First, a brief primer: Buddhists, at base, believe that all life, in its various permutations, is suffering. I don’t mean—necessarily--the kind of suffering you feel during and after root canal, or the kind you feel watching your kid fall off his first bike for the tenth time, although these are part of it all. I mean that life is filled with the lacks, the losses, the disappointments, failures, and the unfulfilled expectations of success, and all that makes one suffer. Suffering has a root cause. It is craving, and craving is a basic human enterprise. We all crave affection and respect and success and rewards of all kinds. We crave sex and steak and a home by the ocean and a car that starts right up—even on those frigid mornings. We crave a fulfilling job and enough money—not only to pay our bills—but to go to Paris and buy éclairs.
So if craving causes suffering, what do we do about it? Simple: we cut out the craving, using the venerable eight-fold path of right thinking, right conduct, right livelihood, right speaking, right intention, right effort, meditation and mindfulness. When a person can live correctly, live in the present, shun craving, and clear the mind, then suffering is abated and life takes on a glow, a peace and tranquility that Bernie Madoff or Bill Gates never experienced.
Of course, this is a real problem for politicians. They crave. They have to crave, otherwise they couldn’t do what politicians need to do—even if that craving is of an altruistic kind. This craving is no problem for the likes of Donald Trump or Saddam or even Meg Whitman, the fairly new CEO of HP, who craves to get her company’s stock price out of the toilet. But Suu Kyi is a Buddhist—and that IS a problem. It’s not that a Buddhist can’t do good deeds, or want to, so much as the wanting must be a piece of the whole, meditative, mindful life. A failure, a disappointment, a loss of a parliament seat, a jail sentence, house arrest for years, and/or a general thwarting of the desire to be in service to one’s country—all must be taken as events which are observed, experienced and allowed to pass. One must not dwell or cling, for at the end of that road lies suffering, and a bad karmic outcome.
So Suu Kyi must be careful that she doesn’t end up being born as a lower life form. Trump wouldn’t have to worry about that because no matter in what form he would be born, he would STILL think he was god-like. In our political system, no politician gets to dip into the honey bucket of cash unless he or she WANTS to, really WANTS to. No politician is worried about his or her karma. He or she is worried about a) winning or retaining the seat she has and/or b) raising money for the NEXT election. No breathing meditation required. The problem for Aung San Suu Kyi is that politics is, by definition, a worldly pursuit. A politician must engage with the dirty, and dirtying, business of alliance-making, money-raising, deal-making, and the grungy day-to-day struggle to maintain balance and purity and good intensions. A tough task.
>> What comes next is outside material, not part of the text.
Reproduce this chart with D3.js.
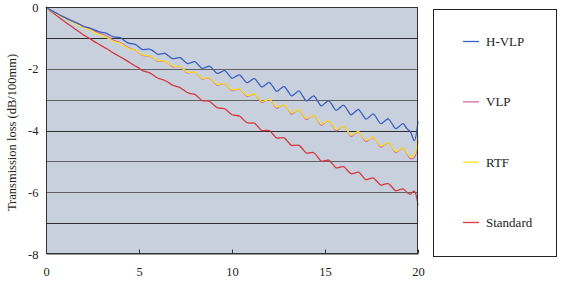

Can a “devout Buddhist” (as Suu Kyii is called by news agencies) navigate the worldly, gritty world of politics and keep herself above it at the same time? Can she negotiate without compromising her principles? Can any politician do that? It’s one thing to actually HAVE principles, but have to adjust them to “get things done.” It’s another to have immutable principles as part of one’s faith and STILL operate in the political world without giving in to the temptations of that world, justifying the slide away from your karmic beliefs with the idea that you’re “helping” your depressed nation. She will crave, and has for some time, “democracy” for Myanmar. She will crave peace and security. She will crave stability and a release of the chokehold the military has had on her country for so long.
When she doesn’t get what she craves, when Myanmar’s progress does not match her hopes, will she be able to let it pass? Will she observe her feelings, her disappointments, her anger, and allow them to dissipate, as a diaphanous bubble does? If she cannot do that, if she cannot meditate, follow her breathing, relax her craving and eliminate her suffering, what will she do? Will her crisis of faith upend her world? And if it does, will she retire to a secluded place, away from the world she so longed to be a part of and so longed to improve, to refresh her faith, to remember what the Buddha taught?
Or instead, will she do what any politician would do and tell herself that what she is doing, what she WILL do, is for the greater good—no matter the impact on her values and her karma? Reconciling the particulars of her faith and her desire for a better world is going to be a test for her. If mindfulness is a basic tenet of Buddhism, as the examined life was for Socratic philosophy, the when she does this—in a quiet moment, away from the madding crowd, the adulation, the down-and-dirty of politics—what will she think? How will she act? Will she still be a Buddhist in a year? Or five? What is more important to a Buddhist? Passing a law to get the garbage picked up or living a life of peace and serenity, and moving up—in her next life—to a higher plane? Ok, so that’s why there are no dedicated Buddhists running for President in the U.S.